As Pope Francis advances his call to action against climate change and dependence on fossil fuels, some in the flock are faced with a dilemma.
Many U.S. Catholic churches and institutions lease land out to oil and gas companies—and make good money doing it. County documents reveal that dioceses in Texas and Oklahoma have signed 235 leases in oil and gas since 2010, according to Reuters. The pope made a formal call to action in June, saying, "There is an urgent need to develop policies so that, in the next few years, the emission of carbon dioxide and other highly polluting gases can be drastically reduced, for example, substituting for fossil fuels and developing sources of renewable energy."
But at St. Gregory's University, the only Catholic university in Oklahoma, the quandary goes beyond possibly defying the pope's position on climate change. It's also a question of whether to help pay tuition for students who otherwise may not be able to afford it.
The university owns about 800 land leases spread across Oklahoma and Texas, all of which were donated by benefactors over the past two decades. The combined royalties from those leases have averaged half a million dollars each year, or about 3 percent of the university's annual revenue. While that's not a significant percentage of the school's total budget, every dollar counts at St. Gregory's, where 95 percent of its 650 students depend on financial aid in order to pay the school's average, all-inclusive tuition of $30,000.
The royalties provide tuition scholarships for 13 to 15 students every year, according to Greg Main, St. Gregory's president.
"Most students here don't have the income to afford full tuition ... if we're going to serve those students, we need to find a way to supplement (them) by giving them more aid. Those scholarships are where those oil and gas revenues go," Main said.
The average family income of St. Gregory's students is $32,106.
Pope Francis' first global encyclical — a papal letter sent to all Catholic bishops — rallies the world against climate change, characterizing the movement as a moral obligation. But nowhere in its 200 pages does it include the word "divest."
Church leaders have continued to lease land for drilling even after the pope's enclyclical, Reuters found. For instance, the Oklahoma City archdiocese allowed three new oil and gas land leases after the distribution of the encyclical.
"This puts us in an awkward position," said Main. "We are duty-bound and will follow the pope's directives. But it's a matter of sorting out what those directives are, because it's not clear right now."
The Vatican does not hold direct power over how U.S. Catholic institutions invest their money — that right is reserved for the U.S. Conference of Catholic Bishops (USCCB) and its Socially Responsible Investment Guidelines.
The Vatican and the USCCB did not respond to CNBC's inquiries for comment.

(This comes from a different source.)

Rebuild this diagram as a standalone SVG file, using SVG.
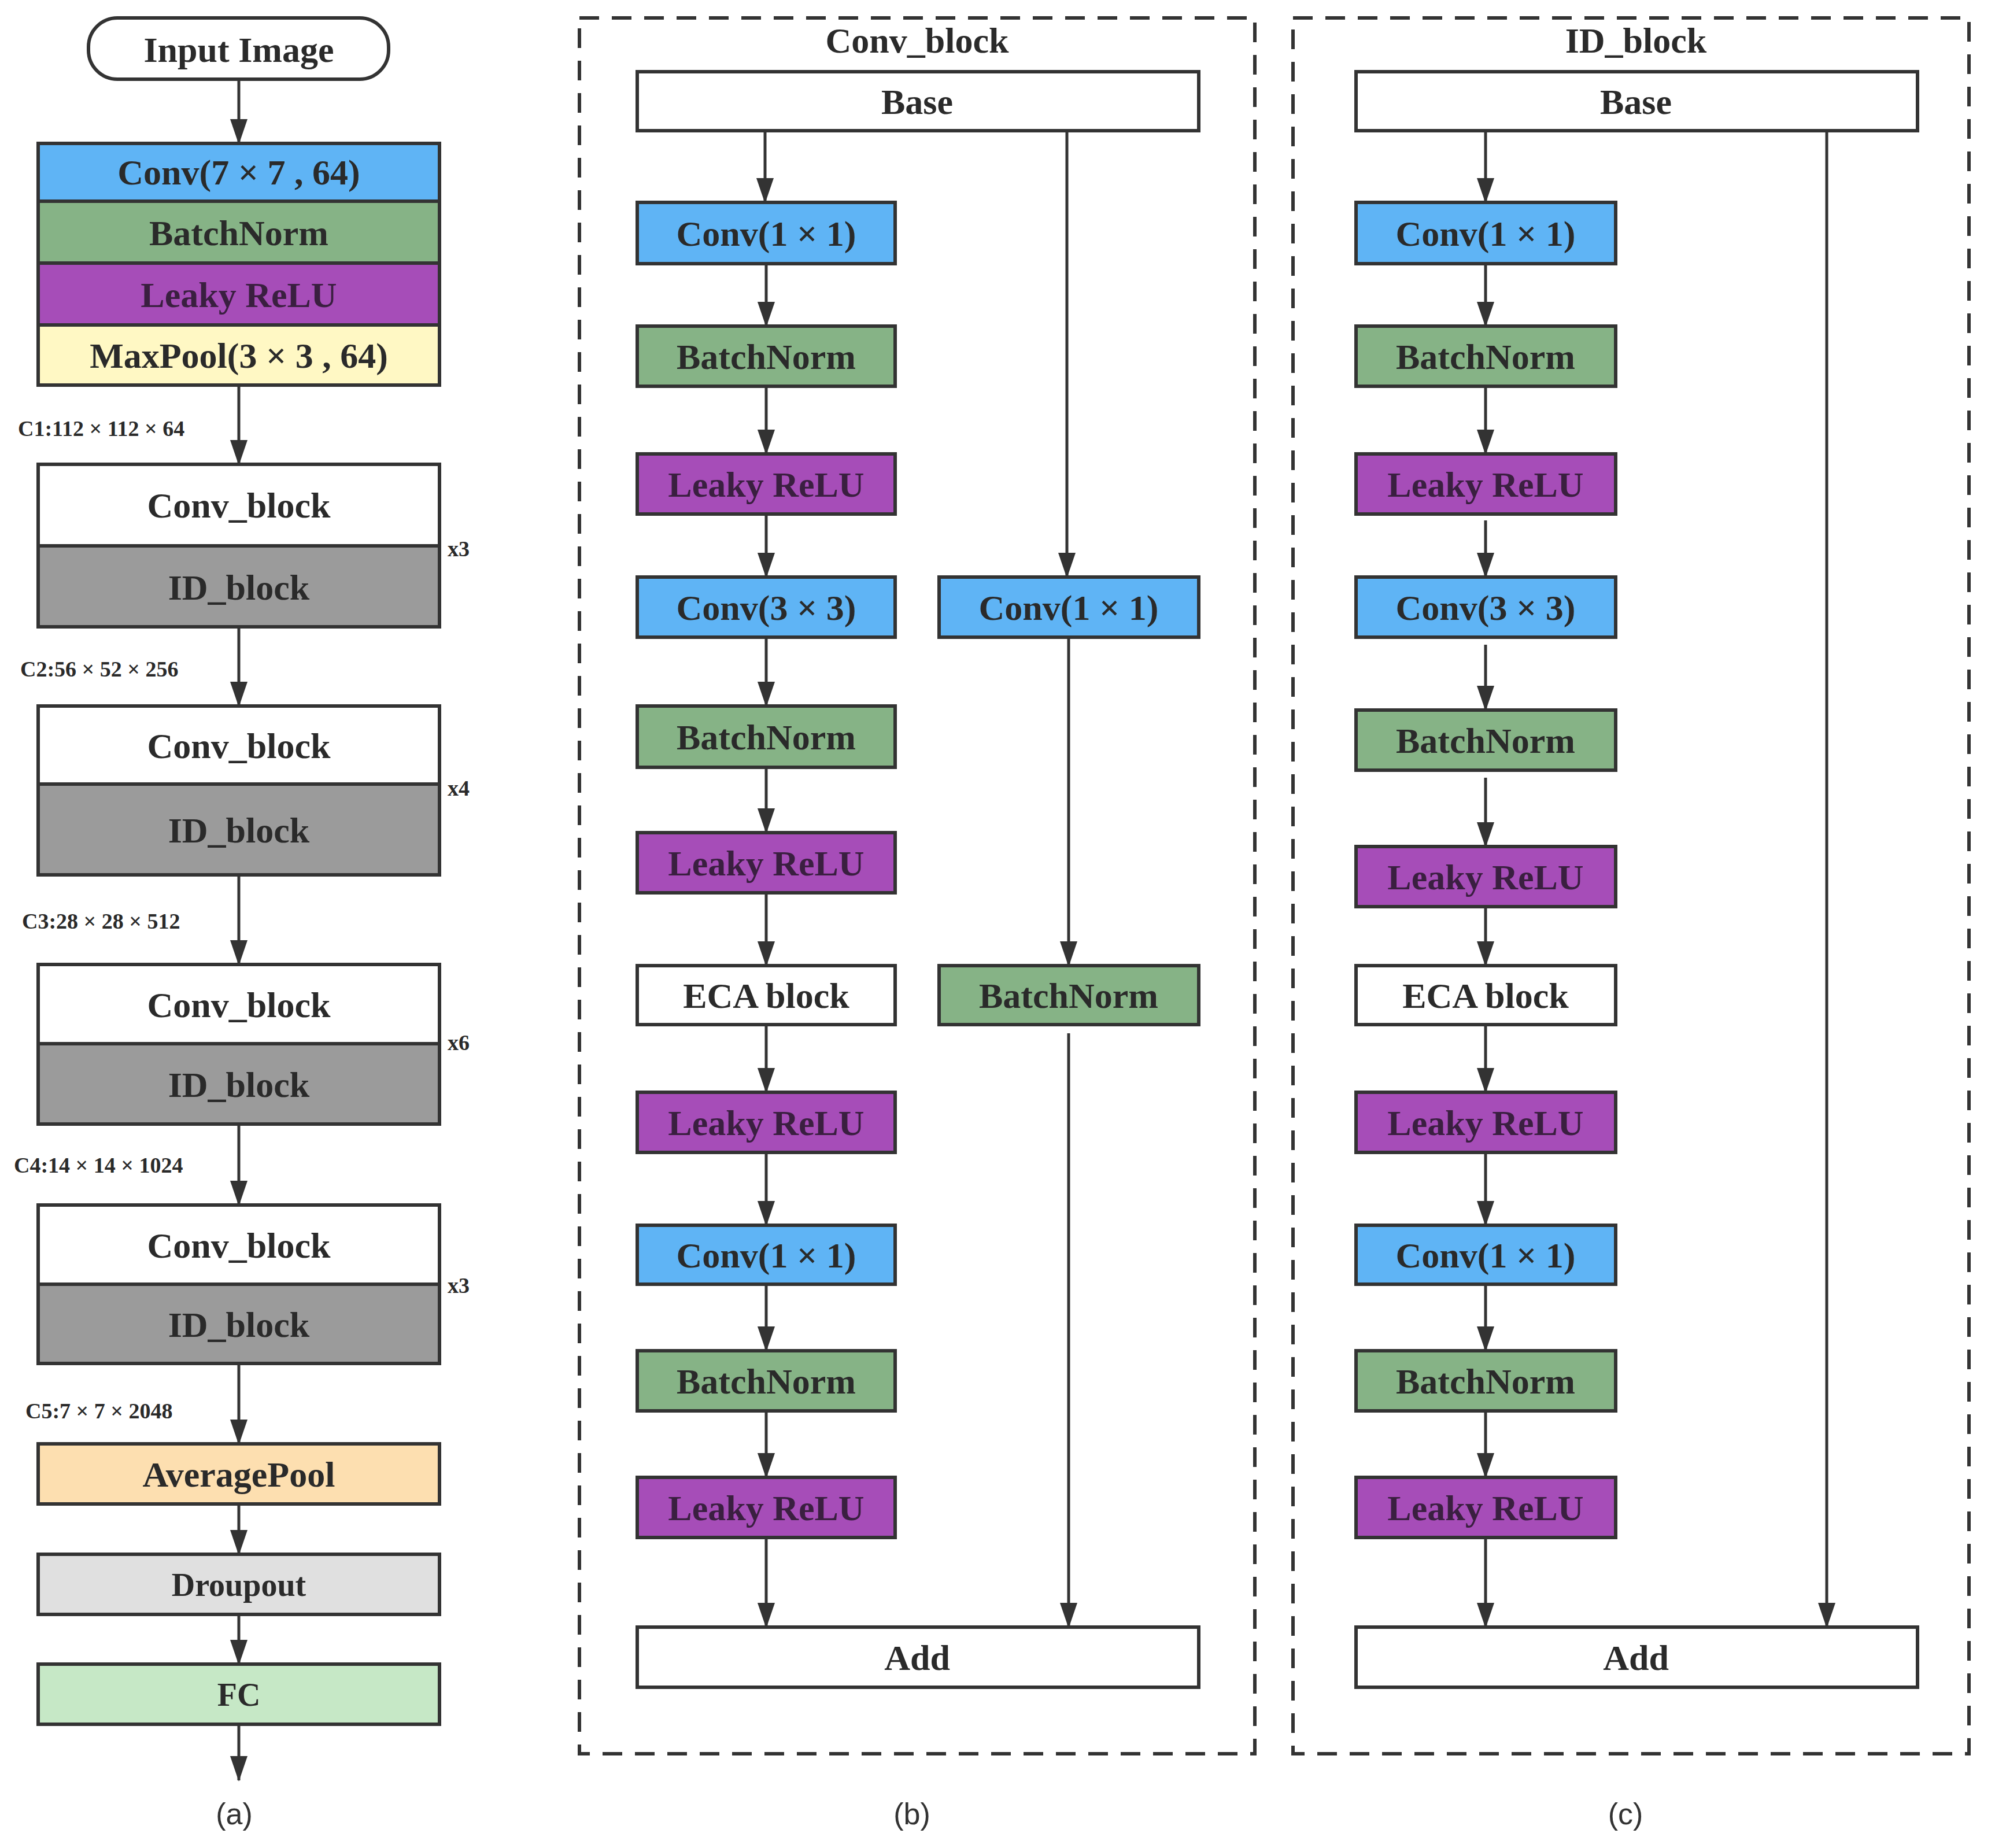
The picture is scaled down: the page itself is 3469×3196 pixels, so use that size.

Any call to "divest" is also missing from the bishops' investment policy. Its only reference to the environment says it "will actively promote and support shareholder resolutions which encourage corporations to act 'to preserve the planet's ecological heritage'" but does not provide specific investing directions.
Georgetown University, in Washington, D.C., is the only school from among the three wealthiest Catholic colleges and universities to plan divestment from some fossil fuel-related assets. Georgetown is only the second Catholic university overall to divest in the United States after the University of Dayton.
But Georgetown is limiting its divestment to coal companies, continuing to invest in other oil and gas firms. The school believes this "is an impactful first step toward a more sustainable future," according to Rachel Pugh, spokeswoman for Georgetown.
Although Main agrees with the pope that "the issue of climate change is real" and said St. Gregory's plans to revisit its land leases, it does not plan to divest its land holdings until a formal edict is released by the Vatican.
That decision comes despite steadily lower returns from the land leases due to plummeting oil prices. The price of West Texas Intermediate crude futures is down 50 percent in the past year.
"If the church sends forward that kind of directive, then we will do it. In the absence of that directive, it's up to us," Main said. "If divestment is our goal, we will do that gradually, and it has to make business sense."